### The request
Among the entries below, which lines run from the line with "Generate a Python" through the line with "plt.rcParams['font.family'] = ['Liberation"? Retype those, both ends included, exactly and without pictures.

### Data extract
━━━━━━━━━━

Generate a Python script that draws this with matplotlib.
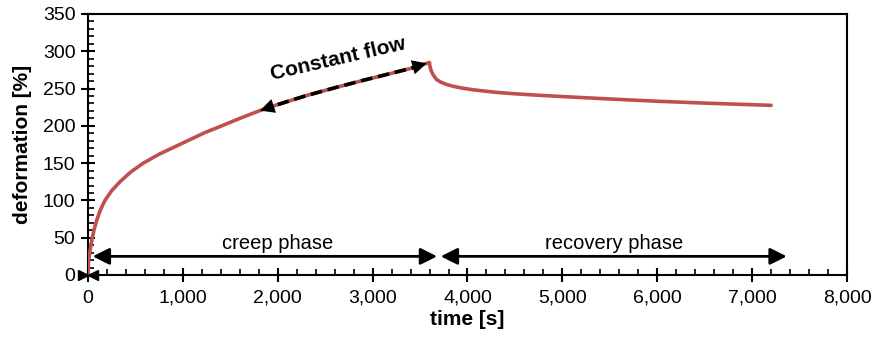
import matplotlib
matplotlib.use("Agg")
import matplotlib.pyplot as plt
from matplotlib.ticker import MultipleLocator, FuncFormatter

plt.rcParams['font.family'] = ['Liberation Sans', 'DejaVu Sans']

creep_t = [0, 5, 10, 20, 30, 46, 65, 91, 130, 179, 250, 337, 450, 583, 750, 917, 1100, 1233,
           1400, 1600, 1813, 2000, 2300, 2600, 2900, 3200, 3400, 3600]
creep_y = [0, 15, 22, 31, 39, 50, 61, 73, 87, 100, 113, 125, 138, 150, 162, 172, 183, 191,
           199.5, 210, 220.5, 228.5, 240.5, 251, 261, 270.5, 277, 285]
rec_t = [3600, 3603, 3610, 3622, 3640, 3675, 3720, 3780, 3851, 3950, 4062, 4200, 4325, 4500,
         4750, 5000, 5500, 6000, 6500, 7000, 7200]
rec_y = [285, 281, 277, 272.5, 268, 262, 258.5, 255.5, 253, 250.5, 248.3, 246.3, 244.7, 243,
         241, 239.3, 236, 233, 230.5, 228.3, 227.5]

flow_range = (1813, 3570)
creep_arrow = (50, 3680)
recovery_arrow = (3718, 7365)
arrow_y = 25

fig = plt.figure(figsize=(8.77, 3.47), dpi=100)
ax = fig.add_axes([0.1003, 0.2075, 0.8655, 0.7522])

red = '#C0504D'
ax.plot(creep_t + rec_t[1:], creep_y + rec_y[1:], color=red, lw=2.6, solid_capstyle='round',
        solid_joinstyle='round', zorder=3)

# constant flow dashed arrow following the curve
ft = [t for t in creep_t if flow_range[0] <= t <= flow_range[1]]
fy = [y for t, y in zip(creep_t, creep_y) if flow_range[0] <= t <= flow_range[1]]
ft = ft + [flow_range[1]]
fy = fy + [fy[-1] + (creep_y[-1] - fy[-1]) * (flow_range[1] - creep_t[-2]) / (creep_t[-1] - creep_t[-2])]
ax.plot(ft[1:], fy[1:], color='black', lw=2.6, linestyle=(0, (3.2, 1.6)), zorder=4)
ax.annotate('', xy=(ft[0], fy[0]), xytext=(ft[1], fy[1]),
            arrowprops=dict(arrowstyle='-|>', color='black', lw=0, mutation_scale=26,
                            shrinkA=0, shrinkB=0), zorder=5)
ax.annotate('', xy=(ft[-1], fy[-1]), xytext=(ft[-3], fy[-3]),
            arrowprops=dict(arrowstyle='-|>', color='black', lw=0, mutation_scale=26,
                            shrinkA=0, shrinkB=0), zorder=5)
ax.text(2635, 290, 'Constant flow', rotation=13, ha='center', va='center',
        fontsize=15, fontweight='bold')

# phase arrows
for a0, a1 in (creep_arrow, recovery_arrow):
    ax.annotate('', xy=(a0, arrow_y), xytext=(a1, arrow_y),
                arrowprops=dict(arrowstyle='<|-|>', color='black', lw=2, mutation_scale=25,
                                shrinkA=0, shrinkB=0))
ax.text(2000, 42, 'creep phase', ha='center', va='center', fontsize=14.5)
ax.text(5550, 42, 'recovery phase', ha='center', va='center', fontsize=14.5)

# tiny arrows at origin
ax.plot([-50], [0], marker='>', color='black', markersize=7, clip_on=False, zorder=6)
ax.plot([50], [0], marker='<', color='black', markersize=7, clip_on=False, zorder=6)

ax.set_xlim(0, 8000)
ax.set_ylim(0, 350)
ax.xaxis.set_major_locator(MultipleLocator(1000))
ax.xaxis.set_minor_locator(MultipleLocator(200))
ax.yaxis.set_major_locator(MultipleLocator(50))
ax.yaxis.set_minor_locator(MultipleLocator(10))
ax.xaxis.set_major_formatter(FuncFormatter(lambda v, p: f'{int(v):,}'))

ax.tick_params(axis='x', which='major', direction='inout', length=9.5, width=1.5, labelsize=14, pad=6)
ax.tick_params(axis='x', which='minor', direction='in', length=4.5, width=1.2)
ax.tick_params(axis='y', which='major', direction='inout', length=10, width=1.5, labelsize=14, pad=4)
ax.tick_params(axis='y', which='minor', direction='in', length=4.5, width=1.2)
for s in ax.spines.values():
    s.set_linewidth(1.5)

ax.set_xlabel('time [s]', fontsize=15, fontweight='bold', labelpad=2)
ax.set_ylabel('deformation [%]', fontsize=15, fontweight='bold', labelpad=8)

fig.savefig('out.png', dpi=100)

━━━━━━━━━━

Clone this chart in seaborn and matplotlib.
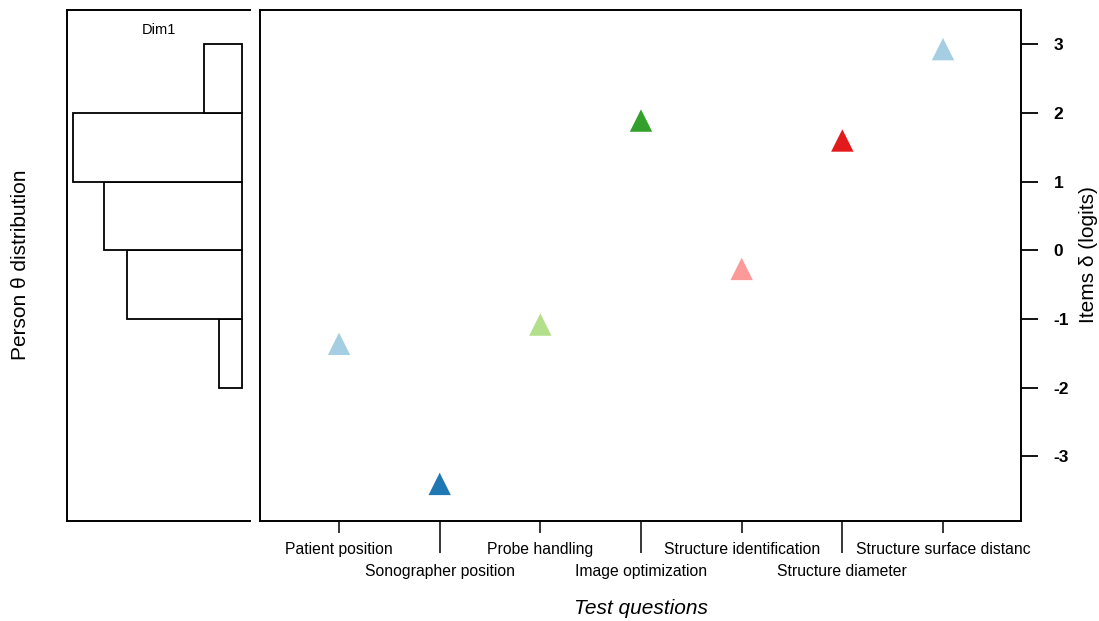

━━━━━━━━━━

### Task solution
Generate a Python script that draws this with matplotlib.
import matplotlib
matplotlib.use("Agg")
import matplotlib.pyplot as plt
from matplotlib.ticker import MultipleLocator, FuncFormatter

plt.rcParams['font.family'] = ['Liberation Sans', 'DejaVu Sans']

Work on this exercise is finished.